Sono di nuovo qui, i Limp Bizkit, dopo tutti questi anni, con il rientro di Wes Borland da cui è scaturito l’ennesimo tentativo di riavvicinare la band al sound originario. Effettivamente, Gold Cobra è un disco valido, e nessuno potrà criticare il fatto che, nel genere a cui appartengono, quel rap-metal impropriamente definito “nu” negli anni novanta, questo disco rappresenti sicuramente uno dei pochi elementi buoni tra tutti quelli buttati fuori da quelle band annualmente occupate a raschiare al fondo del barile, evoluzione più evoluzione meno (Korn, Linkin Park, Papa Roach, Sevendust, ecc.). Nessuno potrebbe pretendere la perfezione da una band morta e sepolta come i Limp Bizkit, con elementi ormai quarantenni che giocano ai ventenni ancora intenti a sedurre il pubblico con testi riguardanti droga, fucili, sesso e violenza di vario tipo. E loro, infatti, non ce l’hanno data. Cosa ci hanno dato invece?
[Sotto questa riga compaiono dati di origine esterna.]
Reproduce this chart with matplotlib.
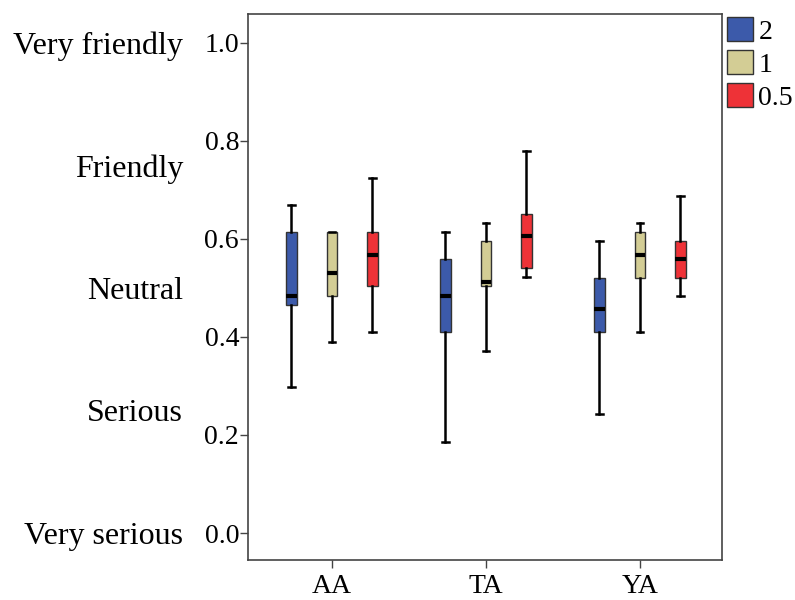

Gold Cobra, in un altro contesto, rappresenta quello che Death Magnetic è stato pochi anni fa per i ‘Tallica: un buon disco con qualche eccesso (passabile) di troppo, ma con il terribile difetto di essere uscito in palese ritardo. Il nu metal non vende più milioni di copie e farlo bene o male non cambierà l’antifona: le mode passano, e questo, a suo modo, è anche un fattore positivo. Una iperproduzione che nasconde bene le pecche vocali dell’ormai rancido Fred Durst e limita anche Dj Lethal, ancora scatenato solo nei live, riesce a rendere pienamente godibili brani come “Douche Bag”, la title-track e “Shotgun”, quest’ultima con un finale tamarro che alcuni non gli perdoneranno, ma che abbiamo apprezzato alquanto. La mancanza di originalità era talmente ovvia che non ne stiamo neppure a discutere, così come l’ottima performance di Rivers e Borland, vere menti dietro a questa nuova uscita.
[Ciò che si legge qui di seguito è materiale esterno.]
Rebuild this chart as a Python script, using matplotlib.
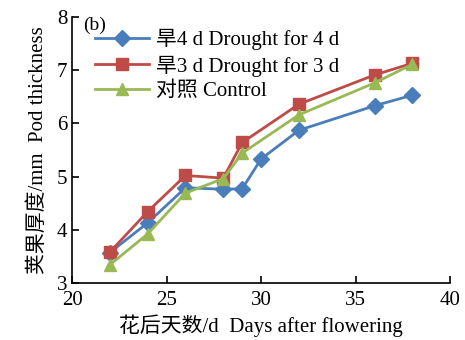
import matplotlib
matplotlib.use("Agg")
import matplotlib.pyplot as plt

# datos
dias_4d = [22, 24, 26, 28, 29, 30, 32, 36, 38]
grosor_4d = [3.57, 4.13, 4.79, 4.76, 4.77, 5.33, 5.87, 6.33, 6.53]

dias_3d = [22, 24, 26, 28, 29, 32, 36, 38]
grosor_3d = [3.58, 4.34, 5.02, 4.97, 5.64, 6.36, 6.91, 7.13]

dias_ck = [22, 24, 26, 28, 29, 32, 36, 38]
grosor_ck = [3.34, 3.92, 4.69, 4.96, 5.44, 6.16, 6.76, 7.11]

fuente = ["Liberation Serif", "Noto Sans CJK SC"]
plt.rcParams["font.family"] = fuente

fig = plt.figure(figsize=(4.65, 3.4), dpi=100)
ax = fig.add_axes([0.155, 0.168, 0.813, 0.782])

ax.plot(dias_4d, grosor_4d, color="#4a7ebb", marker="D", markersize=8, lw=2,
        label="旱4 d Drought for 4 d")
ax.plot(dias_3d, grosor_3d, color="#be4b48", marker="s", markersize=8.5, lw=2,
        label="旱3 d Drought for 3 d")
ax.plot(dias_ck, grosor_ck, color="#98b954", marker="^", markersize=9, lw=2,
        label="对照 Control")

ax.set_xlim(20, 40)
ax.set_ylim(3, 8)
ax.set_xticks([20, 25, 30, 35, 40])
ax.set_yticks([3, 4, 5, 6, 7, 8])
ax.tick_params(direction="in", labelsize=15, length=5, width=1.2)
ax.tick_params(axis="x", pad=6)
ax.spines["top"].set_visible(False)
ax.spines["right"].set_visible(False)
ax.spines["left"].set_linewidth(1.2)
ax.spines["bottom"].set_linewidth(1.2)

ax.set_xlabel("花后天数/d  Days after flowering", fontsize=15, labelpad=3)
ax.set_ylabel("荚果厚度/mm  Pod thickness", fontsize=15, labelpad=6)

ax.text(0.03, 1.0, "(b)", transform=ax.transAxes, fontsize=14, va="top")

ax.legend(loc="upper left", bbox_to_anchor=(0.05, 0.97), frameon=False,
          fontsize=15, handlelength=2.6, handletextpad=0.3, labelspacing=0.25,
          borderaxespad=0.0, borderpad=0.2)

fig.savefig("out.png", dpi=100)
Sostanzialmente, la svolta melodica che se da un lato sanciva una certa maturità dall’altro ne decretava il fallimento musicale, è scomparsa di nuovo, tornando a prima di Results May Vary e inabissando la delusione seguita a The Unquestionable Truth (Part 1). Il sound degli inizi è presente, e i soldi guadagnati con tutte le copie vendute e i tour trionfali nel decennio passato hanno permesso alla band di registrare un disco potentissimo e, a livello di sonorità, a passo coi tempi, seppur, ci ripetiamo, lo stile sia sorpassato da anni. Li attendiamo al varco per capire se continueranno a scavare sotto il pavimento del pozzo o si inventeranno qualcosa di nuovo, in ogni caso, tolti un paio di pezzi deboli (“Shark Attack” e “Walking Away”) Gold Cobra è innegabilmente un disco godibile.